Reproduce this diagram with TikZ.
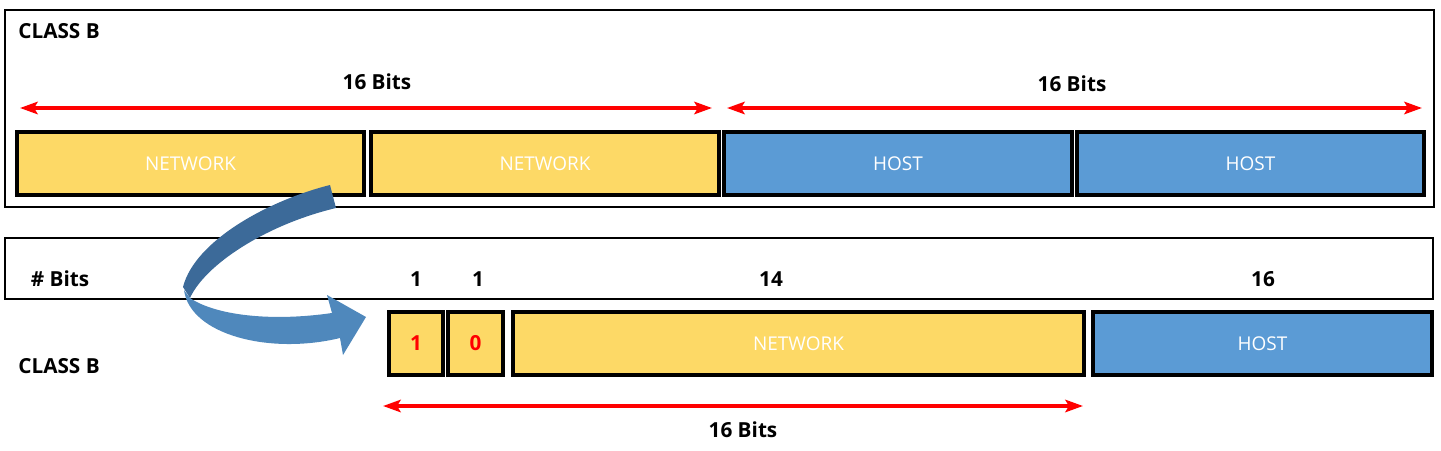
\documentclass[tikz,border=0pt]{standalone}
\usepackage{fontspec}
\setmainfont{Open Sans}
\usetikzlibrary{positioning,arrows.meta}
\definecolor{netyellow}{HTML}{FDD966}
\definecolor{hostblue}{HTML}{5B9BD5}
\definecolor{arrowdark}{HTML}{3C6A99}
\definecolor{arrowlight}{HTML}{4F88BC}
\newcommand{\pxu}{0.02cm}
\tikzset{>={Stealth[length=10pt,width=7pt,inset=2pt]}}
\tikzset{
  frame/.style={draw,line width=1.6pt},
  field/.style={draw,line width=1.8pt,minimum height=63*\pxu,inner sep=0pt,text=white,font=\fontsize{10.8}{12}\selectfont},
  netfield/.style={field,fill=netyellow},
  hostfield/.style={field,fill=hostblue},
  bitfield/.style={netfield,text=red,font=\fontsize{11.8}{13}\selectfont\bfseries},
  lbl/.style={font=\fontsize{11.8}{13}\selectfont\bfseries,inner sep=0pt},
  span/.style={<->,red,line width=2.3pt}
}
\begin{document}
\begin{tikzpicture}[x=\pxu,y=-\pxu]
\useasboundingbox (0,0) rectangle (1441,450);
\draw[frame] (5,10) rectangle (1434,207);
\node[lbl,anchor=west] (classa) at (18,31) {CLASS B};
\node[netfield,minimum width=347*\pxu] (net1) at (190.5,163.5) {NETWORK};
\node[netfield,minimum width=348*\pxu] (net2) at (545,163.5) {NETWORK};
\node[hostfield,minimum width=348*\pxu] (host1) at (898,163.5) {HOST};
\node[hostfield,minimum width=347*\pxu] (host2) at (1250.5,163.5) {HOST};
\coordinate (s1) at (20,108);
\coordinate (e1) at (712,108);
\coordinate (s2) at (727,108);
\coordinate (e2) at (1422,108);
\draw[span] (s1) -- (e1);
\draw[span] (s2) -- (e2);
\node[lbl] (bitsa) at (377,82) {16 Bits};
\node[lbl] (bitsb) at (1072,84) {16 Bits};
\draw[frame] (5,238) rectangle (1433,299);
\node[lbl] (nbits) at (60,279) {\# Bits};
\node[lbl] (n1) at (416,279) {1};
\node[lbl] (n2) at (478,279) {1};
\node[lbl] (n3) at (771,279) {14};
\node[lbl] (n4) at (1263,279) {16};
\node[lbl,anchor=west] (classb) at (18,366) {CLASS B};
\node[bitfield,minimum width=54*\pxu] (bone) at (416,343.5) {1};
\node[bitfield,minimum width=55*\pxu] (bzero) at (475.5,343.5) {0};
\node[netfield,minimum width=571*\pxu] (net3) at (798.5,343.5) {NETWORK};
\node[hostfield,minimum width=339*\pxu] (host3) at (1262.5,343.5) {HOST};
\coordinate (s3) at (383,406);
\coordinate (e3) at (1083,406);
\draw[span] (s3) -- (e3);
\node[lbl] (bitsc) at (743,430) {16 Bits};
\fill[arrowdark] (330,185) .. controls (270,200) and (195,240) .. (183,287)
  -- (190,298) .. controls (205,265) and (265,225) .. (336,208) -- cycle;
\fill[arrowlight] (184,290) .. controls (190,335) and (270,355) .. (340,338)
  -- (343,355) -- (366,317) -- (327,295) -- (332,313)
  .. controls (270,322) and (215,315) .. (190,298) -- cycle;
\end{tikzpicture}
\end{document}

━━━━━━━━━━━━━━━━

Description of the task.
Omit each picture, then return all of the listing exactly as it stands.

Written answer.
Reproduce this diagram with TikZ.
\documentclass[tikz,border=0pt]{standalone}
\usepackage{fontspec}
\setmainfont{Open Sans}
\usetikzlibrary{positioning,arrows.meta}
\definecolor{netyellow}{HTML}{FDD966}
\definecolor{hostblue}{HTML}{5B9BD5}
\definecolor{arrowdark}{HTML}{3C6A99}
\definecolor{arrowlight}{HTML}{4F88BC}
\newcommand{\pxu}{0.02cm}
\tikzset{>={Stealth[length=10pt,width=7pt,inset=2pt]}}
\tikzset{
  frame/.style={draw,line width=1.6pt},
  field/.style={draw,line width=1.8pt,minimum height=63*\pxu,inner sep=0pt,text=white,font=\fontsize{10.8}{12}\selectfont},
  netfield/.style={field,fill=netyellow},
  hostfield/.style={field,fill=hostblue},
  bitfield/.style={netfield,text=red,font=\fontsize{11.8}{13}\selectfont\bfseries},
  lbl/.style={font=\fontsize{11.8}{13}\selectfont\bfseries,inner sep=0pt},
  span/.style={<->,red,line width=2.3pt}
}
\begin{document}
\begin{tikzpicture}[x=\pxu,y=-\pxu]
\useasboundingbox (0,0) rectangle (1441,450);
\draw[frame] (5,10) rectangle (1434,207);
\node[lbl,anchor=west] (classa) at (18,31) {CLASS B};
\node[netfield,minimum width=347*\pxu] (net1) at (190.5,163.5) {NETWORK};
\node[netfield,minimum width=348*\pxu] (net2) at (545,163.5) {NETWORK};
\node[hostfield,minimum width=348*\pxu] (host1) at (898,163.5) {HOST};
\node[hostfield,minimum width=347*\pxu] (host2) at (1250.5,163.5) {HOST};
\coordinate (s1) at (20,108);
\coordinate (e1) at (712,108);
\coordinate (s2) at (727,108);
\coordinate (e2) at (1422,108);
\draw[span] (s1) -- (e1);
\draw[span] (s2) -- (e2);
\node[lbl] (bitsa) at (377,82) {16 Bits};
\node[lbl] (bitsb) at (1072,84) {16 Bits};
\draw[frame] (5,238) rectangle (1433,299);
\node[lbl] (nbits) at (60,279) {\# Bits};
\node[lbl] (n1) at (416,279) {1};
\node[lbl] (n2) at (478,279) {1};
\node[lbl] (n3) at (771,279) {14};
\node[lbl] (n4) at (1263,279) {16};
\node[lbl,anchor=west] (classb) at (18,366) {CLASS B};
\node[bitfield,minimum width=54*\pxu] (bone) at (416,343.5) {1};
\node[bitfield,minimum width=55*\pxu] (bzero) at (475.5,343.5) {0};
\node[netfield,minimum width=571*\pxu] (net3) at (798.5,343.5) {NETWORK};
\node[hostfield,minimum width=339*\pxu] (host3) at (1262.5,343.5) {HOST};
\coordinate (s3) at (383,406);
\coordinate (e3) at (1083,406);
\draw[span] (s3) -- (e3);
\node[lbl] (bitsc) at (743,430) {16 Bits};
\fill[arrowdark] (330,185) .. controls (270,200) and (195,240) .. (183,287)
  -- (190,298) .. controls (205,265) and (265,225) .. (336,208) -- cycle;
\fill[arrowlight] (184,290) .. controls (190,335) and (270,355) .. (340,338)
  -- (343,355) -- (366,317) -- (327,295) -- (332,313)
  .. controls (270,322) and (215,315) .. (190,298) -- cycle;
\end{tikzpicture}
\end{document}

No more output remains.